Last I checked, there were only 2 metrics available… Memory and QPU… arguably two of the most important metrics to track as they indicate if/when it’s time to adjust the size of your instance. However, there’s much more involved in analyzing performance of an AS model so it’s nice to see the Azure AS team expanding access and insight in terms of measuring the workload.
From a high-level performance monitoring perspective, these counters fall into 1 of 2 categories:
Resource Utilization Metrics
- QPU: an abstract term used to compare query workload capacity… (similar to a “story point” in agile planning)… 100 QPU’s is about the equivalent of 5 pretty fast CPU cores
- Memory: tracks how much memory being used to store the data and satisfy the query/processing workloads (see this post for more details on workload memory usage).

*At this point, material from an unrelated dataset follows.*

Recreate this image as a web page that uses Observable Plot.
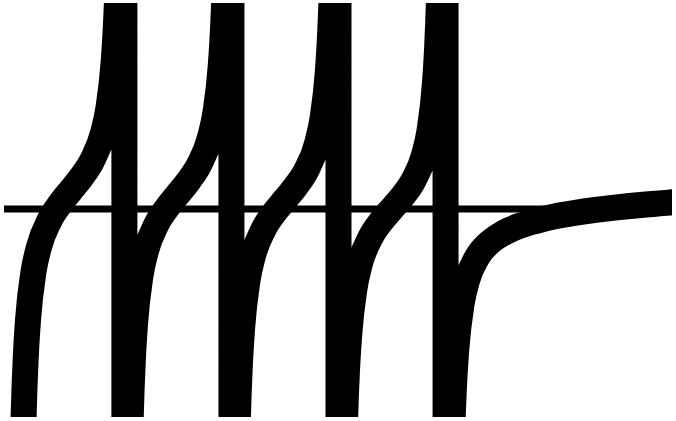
<!DOCTYPE html>
<html>
<head>
<meta charset="utf-8">
<script src="https://cdn.jsdelivr.net/npm/d3@7"></script>
<script src="https://cdn.jsdelivr.net/npm/@observablehq/plot@0.6"></script>
<style>
  html, body { margin: 0; padding: 0; background: #fff; overflow: hidden; }
</style>
</head>
<body>
<div id="chart"></div>
<script>
// Branch start points (the poles)
const branchStarts = [-4, -3, -2, -1];
// Offsets from each pole at which the curve was read
const offsets = [0.001, 0.02, 0.04, 0.06, 0.08, 0.1, 0.15, 0.2, 0.3, 0.4, 0.5, 0.6, 0.7, 0.8, 0.85, 0.9, 0.92, 0.94, 0.96, 0.98, 0.999];
// Values of each branch
const branchM4 = [-998.5, -48.42, -23.37, -14.98, -10.748, -8.186, -4.694, -2.863, -0.846, 0.394, 1.389, 2.384, 3.620, 5.636, 7.465, 10.954, 13.516, 17.743, 26.138, 51.197, 1001.25];
const branchM3 = [-998.8, -48.67, -23.62, -15.23, -11.003, -8.442, -4.954, -3.126, -1.116, 0.116, 1.103, 2.090, 3.317, 5.323, 7.147, 10.631, 13.191, 17.416, 25.809, 50.866, 1000.92];
const branchM2 = [-999.1, -49.01, -23.96, -15.57, -11.345, -8.787, -5.305, -3.483, -1.486, -0.269, 0.703, 1.673, 2.882, 4.868, 6.682, 10.155, 12.710, 16.931, 25.319, 50.371, 1000.42];
const branchM1 = [-999.6, -49.52, -24.47, -16.085, -11.866, -9.313, -5.845, -4.039, -2.074, -0.894, 0.036, 0.959, 2.113, 4.035, 5.812, 9.246, 11.784, 15.988, 24.357, 49.391, 999.42];
// Last branch, right of the final pole
const tailX = [0.001, 0.02, 0.04, 0.06, 0.08, 0.1, 0.15, 0.2, 0.3, 0.4, 0.5, 0.6, 0.7, 0.8, 0.9, 1.0, 1.1, 1.2, 1.3, 1.4, 1.5, 1.6, 1.7, 1.8, 1.9, 2.0, 2.1, 2.2];
const tailY = [-1000.58, -50.545, -25.513, -17.149, -12.953, -10.424, -7.021, -5.289, -3.503, -2.561, -1.964, -1.541, -1.220, -0.965, -0.754, -0.5772, -0.4238, -0.2890, -0.1692, -0.0614, 0.0365, 0.1260, 0.2085, 0.2855, 0.3574, 0.4228, 0.4853, 0.5443];

const branchValues = [branchM4, branchM3, branchM2, branchM1];
const data = [];
branchStarts.forEach((s, i) => {
  offsets.forEach((o, j) => data.push({x: s + o, y: branchValues[i][j]}));
});
tailX.forEach((x, j) => data.push({x, y: tailY[j]}));

const chart = Plot.plot({
  width: 676,
  height: 421,
  marginLeft: 4,
  marginRight: 4,
  marginTop: 3,
  marginBottom: 4,
  x: {domain: [-4.12, 2.12], axis: null},
  y: {domain: [-15.44, 15.23], axis: null},
  marks: [
    Plot.ruleY([0], {strokeWidth: 7, stroke: "black"}),
    Plot.line(data, {x: "x", y: "y", stroke: "black", strokeWidth: 26, curve: "monotone-x", clip: true})
  ]
});
document.getElementById("chart").append(chart);
</script>
</body>
</html>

- Command Pool Job Queue Length: in SSAS-2016, several new counters were added to the SSAS-Threads category in perfmon to track CPU thread utilization related to processing commands. Technically there are several other types of commands, but when it comes to performance, “processing” was the only one of concern. (the other “types” of commands were things like DDL-ish to add/alter a partition). This particular counter shows when a (processing) command is waiting on a thread to be allocated from the command pool… in other words, if you see a value > 1 here for an extended period of time, you have a bottleneck. In my experience, this is not a common place to see a bottleneck… however, I expect it could very likely become one if Azure AS becomes a junk yard for “auto-upgraded” Power BI solutions w/ auto-refresh capabilities.
- Processing Pool Job Queue Length: The processing thread pool allocates threads for processing the data structures that make up a tabular model. Same as the previous metric (and just like all the other “<x> pool job queue” perfmon counters) a value > 1 for and extended period of time indicates a bottleneck. However, this is a much more common place to find a bottleneck especially in larger models that leverage partitions and parallel processing.
- Query Pool Busy Threads: this metric shows how many queries are (con)currently executing… a great metric to track overtime and review on a recurring basis! In practice, the precision of this metric is not great, but at least somewhat directional. By that I mean (and this assumes these metrics are pulling from the underlying perfmon counters …which I believe to be a safe assumption) if you’re only taking a snapshot of thread usage every 5 seconds, but the average query duration is only 1-2 seconds, then you could be missing the largest spikes with a small sample. Personally, I would have preferred to see the Queue Length version of this counter instead (or in addition to)… as it’s a binary metric… you have a problem or you don’t.
- Current User Sessions: # of users… a pretty good indicator of user-concurrency.
- Successful Connections Per Sec: # of connections per second.
- Total Connection Requests: # of connection attempts since the service was last restarted.
- Total Connection Failures: # of failed connection attempts since the service was last restarted.
Truth be told, I don’t expect to see too many people leveraging the metrics via the Azure Portal interface (shown above) to do much more than “keep an eye on“ their Azure AS assets..and most of those folks are probably only doing it during the initial phases of an Azure AS implementation until they feel comfortable with the sizing choices and potential growth needs. More likely than not, the mature customers (or those with larger Azure footprints) are going to be using something like Azure Monitor to collect metrics from their Azure AS instances (as well as the corresponding metrics all their other assets) and manage them in a centralized solution where they can more easily do things like setup and manage alerts. And that’s just scratching the surface. Take it bit further and it’s not hard to imagine a scenario where metrics like those above in this blog post are being collected as inputs to determine when (and by how much) to scale up (or down) an azure AS instance.
- Collect metrics from Azure AS instance(s)
- Create an Alert to detect QPU (or Memory) saturation
- Have the Alert call a webhook…
- where the webhook kicks off an Azure Automation Runbook that scales up the Azure AS instance
If you’re going to build in the cloud, you might as well take full advantage, no?